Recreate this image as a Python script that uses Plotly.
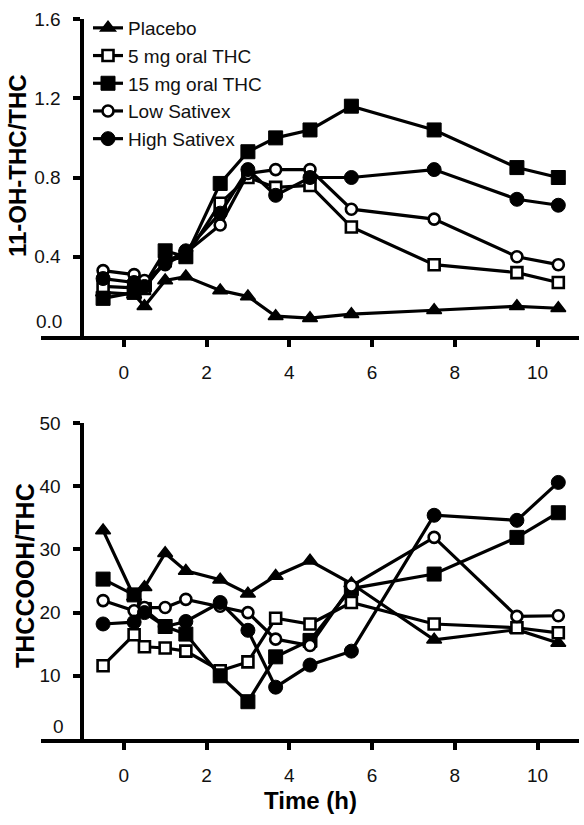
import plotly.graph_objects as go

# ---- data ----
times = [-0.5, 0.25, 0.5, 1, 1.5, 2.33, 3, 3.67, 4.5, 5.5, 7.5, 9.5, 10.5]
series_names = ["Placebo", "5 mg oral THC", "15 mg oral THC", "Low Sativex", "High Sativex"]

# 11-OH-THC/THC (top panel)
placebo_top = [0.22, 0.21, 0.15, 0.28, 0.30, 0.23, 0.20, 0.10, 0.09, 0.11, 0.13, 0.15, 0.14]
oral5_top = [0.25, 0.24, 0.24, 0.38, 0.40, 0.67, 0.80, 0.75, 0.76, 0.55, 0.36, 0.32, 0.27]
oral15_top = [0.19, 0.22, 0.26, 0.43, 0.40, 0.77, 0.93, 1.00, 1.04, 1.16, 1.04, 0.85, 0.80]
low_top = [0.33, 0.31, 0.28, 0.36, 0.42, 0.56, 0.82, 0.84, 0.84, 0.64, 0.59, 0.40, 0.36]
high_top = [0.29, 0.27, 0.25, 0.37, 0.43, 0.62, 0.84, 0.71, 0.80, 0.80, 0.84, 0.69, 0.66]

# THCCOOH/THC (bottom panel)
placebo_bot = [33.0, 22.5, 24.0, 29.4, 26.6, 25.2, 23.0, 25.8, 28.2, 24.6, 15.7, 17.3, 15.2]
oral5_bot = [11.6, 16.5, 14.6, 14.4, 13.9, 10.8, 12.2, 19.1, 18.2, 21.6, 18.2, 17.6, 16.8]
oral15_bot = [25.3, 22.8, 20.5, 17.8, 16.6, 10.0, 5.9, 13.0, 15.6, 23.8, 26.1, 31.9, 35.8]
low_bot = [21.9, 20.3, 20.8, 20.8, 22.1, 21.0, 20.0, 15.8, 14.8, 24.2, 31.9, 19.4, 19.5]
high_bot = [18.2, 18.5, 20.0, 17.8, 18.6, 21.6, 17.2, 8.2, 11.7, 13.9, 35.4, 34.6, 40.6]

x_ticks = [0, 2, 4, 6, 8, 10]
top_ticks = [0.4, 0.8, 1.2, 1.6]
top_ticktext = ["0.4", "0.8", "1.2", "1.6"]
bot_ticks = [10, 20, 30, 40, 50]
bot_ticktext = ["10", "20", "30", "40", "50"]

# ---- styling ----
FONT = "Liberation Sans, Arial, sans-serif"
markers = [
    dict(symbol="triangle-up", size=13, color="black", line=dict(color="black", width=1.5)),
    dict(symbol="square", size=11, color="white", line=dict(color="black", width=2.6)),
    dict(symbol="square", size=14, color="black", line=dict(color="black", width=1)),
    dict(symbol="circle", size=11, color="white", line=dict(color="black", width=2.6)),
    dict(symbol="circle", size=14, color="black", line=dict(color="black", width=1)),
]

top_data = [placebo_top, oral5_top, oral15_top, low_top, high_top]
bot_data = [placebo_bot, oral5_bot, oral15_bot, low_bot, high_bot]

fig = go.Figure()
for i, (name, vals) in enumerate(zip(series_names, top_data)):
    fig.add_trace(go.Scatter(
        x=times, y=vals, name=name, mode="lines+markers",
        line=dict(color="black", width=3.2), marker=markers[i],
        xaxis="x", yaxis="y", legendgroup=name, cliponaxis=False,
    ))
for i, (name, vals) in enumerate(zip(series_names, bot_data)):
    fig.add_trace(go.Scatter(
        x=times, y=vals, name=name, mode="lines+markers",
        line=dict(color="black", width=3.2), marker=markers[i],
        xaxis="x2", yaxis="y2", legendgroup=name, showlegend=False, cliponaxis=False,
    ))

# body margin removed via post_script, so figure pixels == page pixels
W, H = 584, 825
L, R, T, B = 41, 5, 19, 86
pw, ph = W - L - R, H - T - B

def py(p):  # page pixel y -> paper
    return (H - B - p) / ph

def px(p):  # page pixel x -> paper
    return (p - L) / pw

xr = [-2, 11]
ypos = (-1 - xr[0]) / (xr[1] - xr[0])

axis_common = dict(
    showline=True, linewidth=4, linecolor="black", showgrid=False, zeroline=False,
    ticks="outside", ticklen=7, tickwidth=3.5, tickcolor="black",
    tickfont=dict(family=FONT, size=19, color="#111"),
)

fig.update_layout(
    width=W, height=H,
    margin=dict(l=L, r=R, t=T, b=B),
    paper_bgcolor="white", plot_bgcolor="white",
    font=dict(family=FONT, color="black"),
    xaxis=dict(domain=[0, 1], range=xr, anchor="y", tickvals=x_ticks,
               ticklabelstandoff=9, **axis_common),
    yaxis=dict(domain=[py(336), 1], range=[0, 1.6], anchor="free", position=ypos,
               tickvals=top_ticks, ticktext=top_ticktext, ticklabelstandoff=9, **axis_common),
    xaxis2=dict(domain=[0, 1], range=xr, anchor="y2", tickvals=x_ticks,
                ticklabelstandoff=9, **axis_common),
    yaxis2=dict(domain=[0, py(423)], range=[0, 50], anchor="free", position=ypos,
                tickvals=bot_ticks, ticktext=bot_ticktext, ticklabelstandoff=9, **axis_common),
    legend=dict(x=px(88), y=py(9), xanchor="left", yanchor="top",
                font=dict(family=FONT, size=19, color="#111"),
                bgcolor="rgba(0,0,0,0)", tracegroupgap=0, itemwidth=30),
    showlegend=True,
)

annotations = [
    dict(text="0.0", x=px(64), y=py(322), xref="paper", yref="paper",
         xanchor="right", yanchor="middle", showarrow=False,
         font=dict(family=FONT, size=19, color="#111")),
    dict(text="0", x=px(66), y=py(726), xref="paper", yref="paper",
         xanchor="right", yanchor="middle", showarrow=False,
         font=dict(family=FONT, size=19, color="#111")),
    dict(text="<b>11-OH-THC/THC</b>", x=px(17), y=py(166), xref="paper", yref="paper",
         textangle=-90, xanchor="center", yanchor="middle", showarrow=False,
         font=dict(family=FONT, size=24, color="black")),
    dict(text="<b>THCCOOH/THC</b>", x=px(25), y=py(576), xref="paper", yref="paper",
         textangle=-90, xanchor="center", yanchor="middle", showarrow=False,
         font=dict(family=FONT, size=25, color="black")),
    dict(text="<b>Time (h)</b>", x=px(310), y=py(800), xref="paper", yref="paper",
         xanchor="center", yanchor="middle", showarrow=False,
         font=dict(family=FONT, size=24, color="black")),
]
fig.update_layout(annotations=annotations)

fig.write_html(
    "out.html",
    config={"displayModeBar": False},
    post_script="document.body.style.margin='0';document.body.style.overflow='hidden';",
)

## [REQUEST]
Restate the data above word for word. Skip every picture.

## [EXERCISE RESULT]
Recreate this image as a Python script that uses Plotly.
import plotly.graph_objects as go

# ---- data ----
times = [-0.5, 0.25, 0.5, 1, 1.5, 2.33, 3, 3.67, 4.5, 5.5, 7.5, 9.5, 10.5]
series_names = ["Placebo", "5 mg oral THC", "15 mg oral THC", "Low Sativex", "High Sativex"]

# 11-OH-THC/THC (top panel)
placebo_top = [0.22, 0.21, 0.15, 0.28, 0.30, 0.23, 0.20, 0.10, 0.09, 0.11, 0.13, 0.15, 0.14]
oral5_top = [0.25, 0.24, 0.24, 0.38, 0.40, 0.67, 0.80, 0.75, 0.76, 0.55, 0.36, 0.32, 0.27]
oral15_top = [0.19, 0.22, 0.26, 0.43, 0.40, 0.77, 0.93, 1.00, 1.04, 1.16, 1.04, 0.85, 0.80]
low_top = [0.33, 0.31, 0.28, 0.36, 0.42, 0.56, 0.82, 0.84, 0.84, 0.64, 0.59, 0.40, 0.36]
high_top = [0.29, 0.27, 0.25, 0.37, 0.43, 0.62, 0.84, 0.71, 0.80, 0.80, 0.84, 0.69, 0.66]

# THCCOOH/THC (bottom panel)
placebo_bot = [33.0, 22.5, 24.0, 29.4, 26.6, 25.2, 23.0, 25.8, 28.2, 24.6, 15.7, 17.3, 15.2]
oral5_bot = [11.6, 16.5, 14.6, 14.4, 13.9, 10.8, 12.2, 19.1, 18.2, 21.6, 18.2, 17.6, 16.8]
oral15_bot = [25.3, 22.8, 20.5, 17.8, 16.6, 10.0, 5.9, 13.0, 15.6, 23.8, 26.1, 31.9, 35.8]
low_bot = [21.9, 20.3, 20.8, 20.8, 22.1, 21.0, 20.0, 15.8, 14.8, 24.2, 31.9, 19.4, 19.5]
high_bot = [18.2, 18.5, 20.0, 17.8, 18.6, 21.6, 17.2, 8.2, 11.7, 13.9, 35.4, 34.6, 40.6]

x_ticks = [0, 2, 4, 6, 8, 10]
top_ticks = [0.4, 0.8, 1.2, 1.6]
top_ticktext = ["0.4", "0.8", "1.2", "1.6"]
bot_ticks = [10, 20, 30, 40, 50]
bot_ticktext = ["10", "20", "30", "40", "50"]

# ---- styling ----
FONT = "Liberation Sans, Arial, sans-serif"
markers = [
    dict(symbol="triangle-up", size=13, color="black", line=dict(color="black", width=1.5)),
    dict(symbol="square", size=11, color="white", line=dict(color="black", width=2.6)),
    dict(symbol="square", size=14, color="black", line=dict(color="black", width=1)),
    dict(symbol="circle", size=11, color="white", line=dict(color="black", width=2.6)),
    dict(symbol="circle", size=14, color="black", line=dict(color="black", width=1)),
]

top_data = [placebo_top, oral5_top, oral15_top, low_top, high_top]
bot_data = [placebo_bot, oral5_bot, oral15_bot, low_bot, high_bot]

fig = go.Figure()
for i, (name, vals) in enumerate(zip(series_names, top_data)):
    fig.add_trace(go.Scatter(
        x=times, y=vals, name=name, mode="lines+markers",
        line=dict(color="black", width=3.2), marker=markers[i],
        xaxis="x", yaxis="y", legendgroup=name, cliponaxis=False,
    ))
for i, (name, vals) in enumerate(zip(series_names, bot_data)):
    fig.add_trace(go.Scatter(
        x=times, y=vals, name=name, mode="lines+markers",
        line=dict(color="black", width=3.2), marker=markers[i],
        xaxis="x2", yaxis="y2", legendgroup=name, showlegend=False, cliponaxis=False,
    ))

# body margin removed via post_script, so figure pixels == page pixels
W, H = 584, 825
L, R, T, B = 41, 5, 19, 86
pw, ph = W - L - R, H - T - B

def py(p):  # page pixel y -> paper
    return (H - B - p) / ph

def px(p):  # page pixel x -> paper
    return (p - L) / pw

xr = [-2, 11]
ypos = (-1 - xr[0]) / (xr[1] - xr[0])

axis_common = dict(
    showline=True, linewidth=4, linecolor="black", showgrid=False, zeroline=False,
    ticks="outside", ticklen=7, tickwidth=3.5, tickcolor="black",
    tickfont=dict(family=FONT, size=19, color="#111"),
)

fig.update_layout(
    width=W, height=H,
    margin=dict(l=L, r=R, t=T, b=B),
    paper_bgcolor="white", plot_bgcolor="white",
    font=dict(family=FONT, color="black"),
    xaxis=dict(domain=[0, 1], range=xr, anchor="y", tickvals=x_ticks,
               ticklabelstandoff=9, **axis_common),
    yaxis=dict(domain=[py(336), 1], range=[0, 1.6], anchor="free", position=ypos,
               tickvals=top_ticks, ticktext=top_ticktext, ticklabelstandoff=9, **axis_common),
    xaxis2=dict(domain=[0, 1], range=xr, anchor="y2", tickvals=x_ticks,
                ticklabelstandoff=9, **axis_common),
    yaxis2=dict(domain=[0, py(423)], range=[0, 50], anchor="free", position=ypos,
                tickvals=bot_ticks, ticktext=bot_ticktext, ticklabelstandoff=9, **axis_common),
    legend=dict(x=px(88), y=py(9), xanchor="left", yanchor="top",
                font=dict(family=FONT, size=19, color="#111"),
                bgcolor="rgba(0,0,0,0)", tracegroupgap=0, itemwidth=30),
    showlegend=True,
)

annotations = [
    dict(text="0.0", x=px(64), y=py(322), xref="paper", yref="paper",
         xanchor="right", yanchor="middle", showarrow=False,
         font=dict(family=FONT, size=19, color="#111")),
    dict(text="0", x=px(66), y=py(726), xref="paper", yref="paper",
         xanchor="right", yanchor="middle", showarrow=False,
         font=dict(family=FONT, size=19, color="#111")),
    dict(text="<b>11-OH-THC/THC</b>", x=px(17), y=py(166), xref="paper", yref="paper",
         textangle=-90, xanchor="center", yanchor="middle", showarrow=False,
         font=dict(family=FONT, size=24, color="black")),
    dict(text="<b>THCCOOH/THC</b>", x=px(25), y=py(576), xref="paper", yref="paper",
         textangle=-90, xanchor="center", yanchor="middle", showarrow=False,
         font=dict(family=FONT, size=25, color="black")),
    dict(text="<b>Time (h)</b>", x=px(310), y=py(800), xref="paper", yref="paper",
         xanchor="center", yanchor="middle", showarrow=False,
         font=dict(family=FONT, size=24, color="black")),
]
fig.update_layout(annotations=annotations)

fig.write_html(
    "out.html",
    config={"displayModeBar": False},
    post_script="document.body.style.margin='0';document.body.style.overflow='hidden';",
)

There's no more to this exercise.